Extracted data entries

-----

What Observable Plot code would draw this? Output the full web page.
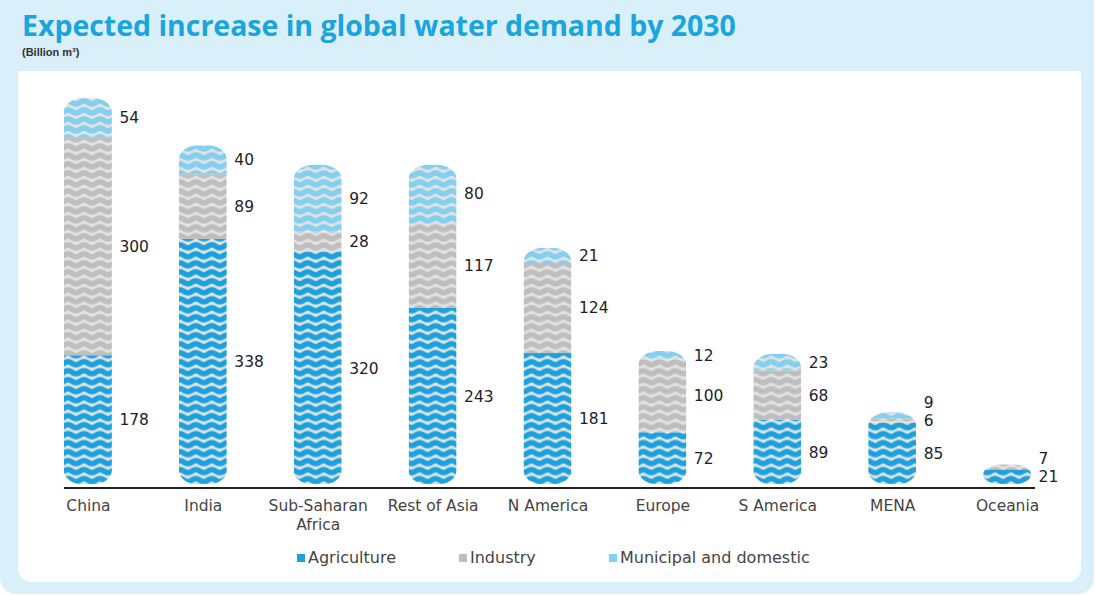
<!DOCTYPE html>
<html><head><meta charset="utf-8">
<script src="https://cdn.jsdelivr.net/npm/d3@7"></script>
<script src="https://cdn.jsdelivr.net/npm/@observablehq/plot@0.6"></script>
<style>
html,body{margin:0;padding:0;background:#fff;}
#wrap{position:relative;width:1094px;height:594px;background:#d9f0fa;border-radius:0 0 16px 16px;overflow:hidden;font-family:"DejaVu Sans",sans-serif;}
#title{position:absolute;left:22px;top:6px;font-family:"Open Sans",sans-serif;font-weight:700;font-size:30px;color:#1ba4de;white-space:nowrap;}
#sub{position:absolute;left:22px;top:46px;font-size:11px;font-weight:bold;color:#333;font-family:"Liberation Sans",sans-serif;}
#panel{position:absolute;left:18px;top:71px;width:1063px;height:511px;background:#fff;border-radius:0 0 14px 14px;}
#chart{position:absolute;left:0;top:71px;}
.lg{position:absolute;top:548px;font-size:16px;color:#444;white-space:nowrap;font-family:"DejaVu Sans",sans-serif;}
.lg i{display:inline-block;width:8px;height:8px;margin-right:3px;vertical-align:1px;}
</style></head>
<body>
<div id="wrap">
  <div id="title">Expected increase in global water demand by 2030</div>
  <div id="sub">(Billion m³)</div>
  <div id="panel"></div>
  <div id="chart"></div>
  <div id="legend"></div>
</div>
<script>
const regions = ["China", "India", "Sub-Saharan Africa", "Rest of Asia", "N America", "Europe", "S America", "MENA", "Oceania"];
const agriculture = [178, 338, 320, 243, 181, 72, 89, 85, 21];
const industry    = [300, 89, 28, 117, 124, 100, 68, 6, 7];
const municipal   = [54, 40, 92, 80, 21, 12, 23, 9, null];
const sectors = ["Agriculture", "Industry", "Municipal and domestic"];
const sectorColors = ["#1ba1dd", "#bebebe", "#82cfef"];
const legendX = [297, 459, 609];

const series = [agriculture, industry, municipal];
const rows = [];
regions.forEach((r, i) => series.forEach((s, k) => { if (s[i]) rows.push({region: r, sector: sectors[k], value: s[i]}); }));
const totals = regions.map((r, i) => ({region: r, total: d3.sum(series, s => s[i] || 0)}));

const W = 1095, H = 470, mTop = 27, mBottom = 56;
const yMax = d3.max(totals, d => d.total);
const pxPerUnit = (H - mBottom - mTop) / yMax;
const minGap = 18 / pxPerUnit;
const labels = [];
regions.forEach((r, i) => {
  let cum = 0, prev = -Infinity;
  series.forEach((s) => {
    const v = s[i]; if (!v) return;
    const pos = Math.max(cum + v / 2, prev + minGap);
    labels.push({region: r, value: v, pos});
    prev = pos; cum += v;
  });
});

const patternIds = ["pAgri", "pInd", "pMun"];
const chart = Plot.plot({
  width: W, height: H, marginTop: mTop, marginBottom: mBottom, marginLeft: 64, marginRight: 59,
  x: {domain: regions, range: [30.5, 1065.5], paddingInner: 0.58, paddingOuter: 0.29, label: null},
  y: {domain: [0, yMax], axis: null},
  color: {domain: sectors, range: patternIds.map(id => `url(#${id})`)},
  style: {fontFamily: "DejaVu Sans", fontSize: "15px", color: "#222", background: "transparent", overflow: "visible"},
  marks: [
    Plot.barY(totals, {x: "region", y: "total", rx: 20, ry: 14, fill: "#fff", ariaDescription: "pill"}),
    Plot.barY(rows, {x: "region", y: "value", fill: "sector", order: sectors, ariaDescription: "stack"}),
    Plot.ruleY([0], {dy: 3, strokeWidth: 2, stroke: "#222"}),
    Plot.axisX({tickSize: 0, tickPadding: 12, fontSize: 15.5, fill: "#444", lineHeight: 1.25, label: null,
      tickFormat: d => d === "Sub-Saharan Africa" ? "Sub-Saharan\nAfrica" : d}),
    Plot.text(labels, {x: "region", y: "pos", text: "value", dx: 31, textAnchor: "start", fill: "#1d1d28", fontSize: 15.5})
  ]
});

const ns = "http://www.w3.org/2000/svg";
const defs = document.createElementNS(ns, "defs");
patternIds.forEach((id, k) => {
  const p = document.createElementNS(ns, "pattern");
  p.setAttribute("id", id);
  p.setAttribute("patternUnits", "userSpaceOnUse");
  p.setAttribute("width", 16); p.setAttribute("height", 9);
  const bg = document.createElementNS(ns, "rect");
  bg.setAttribute("width", 16); bg.setAttribute("height", 9); bg.setAttribute("fill", "#e2e2e2");
  p.appendChild(bg);
  [-9, 0, 9].forEach(oy => {
    const path = document.createElementNS(ns, "path");
    path.setAttribute("d", `M-16,${4.5 + oy} Q-12,${1.5 + oy} -8,${4.5 + oy} T0,${4.5 + oy} T8,${4.5 + oy} T16,${4.5 + oy} T24,${4.5 + oy} T32,${4.5 + oy}`);
    path.setAttribute("fill", "none");
    path.setAttribute("stroke", sectorColors[k]);
    path.setAttribute("stroke-width", 5.5);
    p.appendChild(path);
  });
  defs.appendChild(p);
});
const bars = chart.querySelectorAll('g[aria-label="bar"]');
const pillG = chart.querySelector('g[aria-description="pill"]') || bars[0];
const stackG = chart.querySelector('g[aria-description="stack"]') || bars[1];
const clip = document.createElementNS(ns, "clipPath");
clip.setAttribute("id", "pillclip");
Array.from(pillG.querySelectorAll("rect, path")).forEach(el => clip.appendChild(el));
defs.appendChild(clip);
chart.insertBefore(defs, chart.firstChild);
pillG.remove();
stackG.setAttribute("clip-path", "url(#pillclip)");
document.getElementById("chart").appendChild(chart);

const legend = document.getElementById("legend");
sectors.forEach((s, k) => {
  const d = document.createElement("div");
  d.className = "lg";
  d.style.left = legendX[k] + "px";
  d.innerHTML = `<i style="background:${sectorColors[k]}"></i>${s}`;
  legend.appendChild(d);
});

// fit title width to the reference
const t = document.getElementById("title");
const w = t.getBoundingClientRect().width;
t.style.fontSize = (30 * 714 / w) + "px";
</script>
</body></html>
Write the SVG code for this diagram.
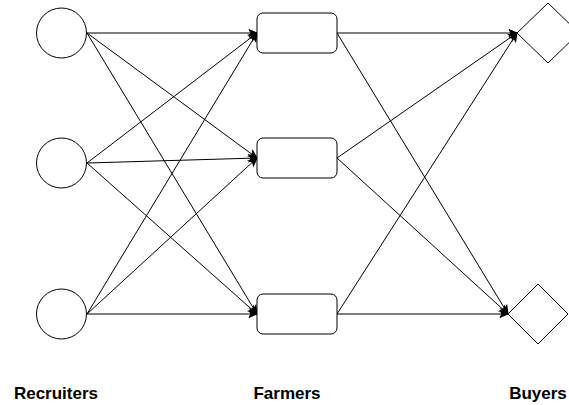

-----

Among the entries above, how many lines hold the word "code"? Reply with only that number.

[Exercise output]:
2